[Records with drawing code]
================

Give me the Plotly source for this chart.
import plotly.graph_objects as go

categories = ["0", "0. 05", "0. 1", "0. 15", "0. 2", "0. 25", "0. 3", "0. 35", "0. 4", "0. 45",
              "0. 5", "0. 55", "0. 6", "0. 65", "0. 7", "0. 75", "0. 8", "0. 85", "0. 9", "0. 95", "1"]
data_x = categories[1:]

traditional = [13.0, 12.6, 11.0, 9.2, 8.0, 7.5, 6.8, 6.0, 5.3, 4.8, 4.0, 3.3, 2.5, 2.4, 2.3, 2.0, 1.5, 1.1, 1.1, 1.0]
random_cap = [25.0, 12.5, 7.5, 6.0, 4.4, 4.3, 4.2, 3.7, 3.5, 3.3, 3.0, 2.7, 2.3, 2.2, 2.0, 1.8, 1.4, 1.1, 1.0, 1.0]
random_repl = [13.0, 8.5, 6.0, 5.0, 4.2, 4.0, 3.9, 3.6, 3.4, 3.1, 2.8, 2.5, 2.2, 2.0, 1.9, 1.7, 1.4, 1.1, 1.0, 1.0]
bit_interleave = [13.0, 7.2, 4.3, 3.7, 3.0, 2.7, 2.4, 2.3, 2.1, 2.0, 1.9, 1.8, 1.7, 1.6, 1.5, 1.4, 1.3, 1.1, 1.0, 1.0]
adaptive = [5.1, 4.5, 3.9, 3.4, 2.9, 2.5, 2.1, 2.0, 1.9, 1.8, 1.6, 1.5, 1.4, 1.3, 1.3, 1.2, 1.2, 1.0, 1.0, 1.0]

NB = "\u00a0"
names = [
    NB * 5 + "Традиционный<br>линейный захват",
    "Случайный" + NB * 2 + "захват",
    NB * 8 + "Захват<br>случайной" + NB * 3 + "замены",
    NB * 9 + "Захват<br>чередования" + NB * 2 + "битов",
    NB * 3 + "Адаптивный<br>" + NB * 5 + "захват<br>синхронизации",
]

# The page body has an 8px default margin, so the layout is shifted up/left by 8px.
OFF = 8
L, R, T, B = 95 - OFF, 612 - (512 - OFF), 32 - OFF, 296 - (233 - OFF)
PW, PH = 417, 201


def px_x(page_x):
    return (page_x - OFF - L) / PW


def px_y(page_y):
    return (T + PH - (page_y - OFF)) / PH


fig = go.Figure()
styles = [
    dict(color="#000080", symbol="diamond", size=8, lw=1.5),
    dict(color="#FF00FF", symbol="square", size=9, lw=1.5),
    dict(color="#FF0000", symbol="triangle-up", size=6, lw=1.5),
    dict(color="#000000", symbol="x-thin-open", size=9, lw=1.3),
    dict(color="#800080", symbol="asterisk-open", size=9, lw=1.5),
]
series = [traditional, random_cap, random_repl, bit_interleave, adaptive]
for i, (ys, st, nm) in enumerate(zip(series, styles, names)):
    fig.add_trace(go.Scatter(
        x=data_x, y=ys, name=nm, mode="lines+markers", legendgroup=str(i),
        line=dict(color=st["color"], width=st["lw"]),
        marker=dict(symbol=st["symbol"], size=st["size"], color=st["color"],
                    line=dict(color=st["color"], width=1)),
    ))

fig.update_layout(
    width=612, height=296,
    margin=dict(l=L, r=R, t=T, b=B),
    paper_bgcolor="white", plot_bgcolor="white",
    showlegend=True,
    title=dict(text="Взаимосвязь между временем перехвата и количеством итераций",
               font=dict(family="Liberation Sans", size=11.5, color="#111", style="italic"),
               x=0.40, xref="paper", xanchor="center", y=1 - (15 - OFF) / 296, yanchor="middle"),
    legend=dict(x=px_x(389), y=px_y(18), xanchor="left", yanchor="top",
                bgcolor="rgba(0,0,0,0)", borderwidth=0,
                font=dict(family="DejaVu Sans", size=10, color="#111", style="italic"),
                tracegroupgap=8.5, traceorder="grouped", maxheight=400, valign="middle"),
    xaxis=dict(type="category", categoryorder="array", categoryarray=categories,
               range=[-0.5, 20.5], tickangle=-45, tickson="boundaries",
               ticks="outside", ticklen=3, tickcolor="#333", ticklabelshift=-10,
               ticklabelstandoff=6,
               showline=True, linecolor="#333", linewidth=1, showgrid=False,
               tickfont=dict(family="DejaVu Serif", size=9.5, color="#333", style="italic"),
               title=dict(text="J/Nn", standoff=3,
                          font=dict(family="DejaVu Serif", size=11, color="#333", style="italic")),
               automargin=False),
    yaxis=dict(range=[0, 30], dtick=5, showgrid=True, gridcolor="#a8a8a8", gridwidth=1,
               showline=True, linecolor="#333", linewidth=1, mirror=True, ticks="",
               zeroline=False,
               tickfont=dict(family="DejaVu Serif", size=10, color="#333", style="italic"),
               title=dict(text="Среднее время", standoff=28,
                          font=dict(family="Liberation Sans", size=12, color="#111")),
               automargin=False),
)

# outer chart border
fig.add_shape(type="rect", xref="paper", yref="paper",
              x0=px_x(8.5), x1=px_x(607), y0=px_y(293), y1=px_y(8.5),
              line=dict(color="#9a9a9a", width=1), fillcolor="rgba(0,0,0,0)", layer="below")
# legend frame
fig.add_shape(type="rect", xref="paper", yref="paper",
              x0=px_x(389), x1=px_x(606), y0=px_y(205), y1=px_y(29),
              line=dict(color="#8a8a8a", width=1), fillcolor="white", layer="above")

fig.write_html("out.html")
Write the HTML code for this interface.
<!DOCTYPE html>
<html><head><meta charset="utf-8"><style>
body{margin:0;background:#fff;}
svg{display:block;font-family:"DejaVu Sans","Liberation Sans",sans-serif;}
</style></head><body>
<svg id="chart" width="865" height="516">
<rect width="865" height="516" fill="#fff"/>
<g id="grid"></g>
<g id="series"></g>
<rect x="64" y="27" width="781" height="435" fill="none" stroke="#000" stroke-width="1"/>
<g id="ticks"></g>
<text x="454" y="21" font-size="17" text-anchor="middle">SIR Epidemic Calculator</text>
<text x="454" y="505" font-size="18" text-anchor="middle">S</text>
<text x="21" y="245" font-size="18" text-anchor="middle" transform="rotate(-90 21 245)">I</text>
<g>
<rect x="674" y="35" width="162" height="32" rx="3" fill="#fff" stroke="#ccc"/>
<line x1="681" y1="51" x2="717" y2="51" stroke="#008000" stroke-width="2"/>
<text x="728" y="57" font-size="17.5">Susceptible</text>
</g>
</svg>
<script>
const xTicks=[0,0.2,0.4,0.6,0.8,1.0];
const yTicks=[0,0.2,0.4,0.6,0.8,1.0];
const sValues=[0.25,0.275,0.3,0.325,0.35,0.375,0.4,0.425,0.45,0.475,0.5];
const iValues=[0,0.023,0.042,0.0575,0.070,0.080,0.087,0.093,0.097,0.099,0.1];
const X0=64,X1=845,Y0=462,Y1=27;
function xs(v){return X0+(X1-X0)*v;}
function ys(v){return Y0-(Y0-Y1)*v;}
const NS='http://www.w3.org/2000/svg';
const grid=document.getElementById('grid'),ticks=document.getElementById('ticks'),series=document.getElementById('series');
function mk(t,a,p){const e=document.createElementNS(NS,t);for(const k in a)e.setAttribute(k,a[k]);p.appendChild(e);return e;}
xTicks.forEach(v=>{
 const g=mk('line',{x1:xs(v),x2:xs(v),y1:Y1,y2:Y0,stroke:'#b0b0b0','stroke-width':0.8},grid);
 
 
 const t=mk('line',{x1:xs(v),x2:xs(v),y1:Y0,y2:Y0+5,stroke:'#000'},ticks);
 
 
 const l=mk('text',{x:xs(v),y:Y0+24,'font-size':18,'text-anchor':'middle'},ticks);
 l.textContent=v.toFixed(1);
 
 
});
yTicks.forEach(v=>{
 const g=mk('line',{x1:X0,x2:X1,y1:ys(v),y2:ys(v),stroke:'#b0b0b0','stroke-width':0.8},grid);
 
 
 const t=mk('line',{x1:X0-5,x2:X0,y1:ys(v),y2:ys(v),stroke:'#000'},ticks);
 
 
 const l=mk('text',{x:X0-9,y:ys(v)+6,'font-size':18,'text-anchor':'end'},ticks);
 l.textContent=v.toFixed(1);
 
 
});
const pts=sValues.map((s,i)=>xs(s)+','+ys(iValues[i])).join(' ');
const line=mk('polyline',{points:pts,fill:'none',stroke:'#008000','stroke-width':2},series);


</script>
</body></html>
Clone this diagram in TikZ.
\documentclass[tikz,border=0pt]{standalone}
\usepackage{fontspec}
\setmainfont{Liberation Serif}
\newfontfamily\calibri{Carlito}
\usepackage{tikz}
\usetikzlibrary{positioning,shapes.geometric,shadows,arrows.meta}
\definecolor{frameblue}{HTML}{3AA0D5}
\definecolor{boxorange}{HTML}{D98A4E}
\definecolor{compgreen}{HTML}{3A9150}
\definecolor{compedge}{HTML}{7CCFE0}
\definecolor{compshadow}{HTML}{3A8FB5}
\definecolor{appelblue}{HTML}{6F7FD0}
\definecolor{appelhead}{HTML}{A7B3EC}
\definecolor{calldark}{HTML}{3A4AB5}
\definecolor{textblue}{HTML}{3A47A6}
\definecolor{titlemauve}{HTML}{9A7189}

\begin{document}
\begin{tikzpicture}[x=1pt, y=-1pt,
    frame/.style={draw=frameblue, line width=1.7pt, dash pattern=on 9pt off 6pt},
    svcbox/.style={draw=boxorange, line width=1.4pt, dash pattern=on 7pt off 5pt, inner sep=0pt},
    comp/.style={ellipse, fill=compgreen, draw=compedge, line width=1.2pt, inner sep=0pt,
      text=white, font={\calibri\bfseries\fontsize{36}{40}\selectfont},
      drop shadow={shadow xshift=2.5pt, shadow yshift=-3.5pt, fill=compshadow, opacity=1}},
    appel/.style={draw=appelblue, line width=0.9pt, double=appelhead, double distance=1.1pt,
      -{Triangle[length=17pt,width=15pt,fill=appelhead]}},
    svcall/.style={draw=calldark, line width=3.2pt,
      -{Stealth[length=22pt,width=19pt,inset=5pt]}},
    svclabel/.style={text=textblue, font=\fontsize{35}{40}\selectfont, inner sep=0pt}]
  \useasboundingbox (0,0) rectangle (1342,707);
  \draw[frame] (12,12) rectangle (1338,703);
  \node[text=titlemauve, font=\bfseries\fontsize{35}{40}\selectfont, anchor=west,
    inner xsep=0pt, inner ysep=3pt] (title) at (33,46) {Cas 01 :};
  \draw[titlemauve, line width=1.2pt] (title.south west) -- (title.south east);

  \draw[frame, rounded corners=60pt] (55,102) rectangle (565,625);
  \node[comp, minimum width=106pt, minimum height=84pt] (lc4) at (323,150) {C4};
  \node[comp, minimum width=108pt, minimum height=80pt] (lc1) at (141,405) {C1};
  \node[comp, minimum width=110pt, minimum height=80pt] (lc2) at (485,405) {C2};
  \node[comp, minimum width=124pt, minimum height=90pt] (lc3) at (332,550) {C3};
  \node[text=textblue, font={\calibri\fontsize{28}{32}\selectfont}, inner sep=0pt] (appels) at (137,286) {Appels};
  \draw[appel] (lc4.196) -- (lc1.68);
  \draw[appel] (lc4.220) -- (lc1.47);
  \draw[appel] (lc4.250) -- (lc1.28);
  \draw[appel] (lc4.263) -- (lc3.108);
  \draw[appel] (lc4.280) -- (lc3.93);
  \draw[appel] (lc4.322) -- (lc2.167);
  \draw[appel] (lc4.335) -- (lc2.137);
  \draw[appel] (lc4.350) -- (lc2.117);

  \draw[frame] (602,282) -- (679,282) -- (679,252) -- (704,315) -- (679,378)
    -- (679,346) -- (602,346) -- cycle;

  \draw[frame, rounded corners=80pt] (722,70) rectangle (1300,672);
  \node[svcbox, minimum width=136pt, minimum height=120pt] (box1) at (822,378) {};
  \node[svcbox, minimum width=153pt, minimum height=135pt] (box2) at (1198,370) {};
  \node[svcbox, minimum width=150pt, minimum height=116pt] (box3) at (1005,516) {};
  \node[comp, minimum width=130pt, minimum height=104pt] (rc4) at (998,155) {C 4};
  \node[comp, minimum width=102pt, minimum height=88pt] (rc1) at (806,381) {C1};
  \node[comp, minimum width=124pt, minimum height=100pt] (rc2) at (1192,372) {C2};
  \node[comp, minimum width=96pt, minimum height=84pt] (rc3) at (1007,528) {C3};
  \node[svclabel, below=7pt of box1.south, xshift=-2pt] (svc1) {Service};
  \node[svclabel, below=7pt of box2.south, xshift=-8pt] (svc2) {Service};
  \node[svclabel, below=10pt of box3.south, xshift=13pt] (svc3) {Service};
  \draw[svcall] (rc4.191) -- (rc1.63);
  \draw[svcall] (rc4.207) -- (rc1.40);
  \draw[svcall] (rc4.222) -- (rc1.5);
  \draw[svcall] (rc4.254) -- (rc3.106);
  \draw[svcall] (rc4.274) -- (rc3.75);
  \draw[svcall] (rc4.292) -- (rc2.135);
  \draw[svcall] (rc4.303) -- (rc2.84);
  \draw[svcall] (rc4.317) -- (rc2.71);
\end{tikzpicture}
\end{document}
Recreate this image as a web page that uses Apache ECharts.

================

GOAL OF THE EXERCISE: Take the lines from the start of the records through the line holding "data_x = categories[1:]", both included, and please print them exactly, with nothing else.

COMPLETE ANSWER:
Give me the Plotly source for this chart.
import plotly.graph_objects as go

categories = ["0", "0. 05", "0. 1", "0. 15", "0. 2", "0. 25", "0. 3", "0. 35", "0. 4", "0. 45",
              "0. 5", "0. 55", "0. 6", "0. 65", "0. 7", "0. 75", "0. 8", "0. 85", "0. 9", "0. 95", "1"]
data_x = categories[1:]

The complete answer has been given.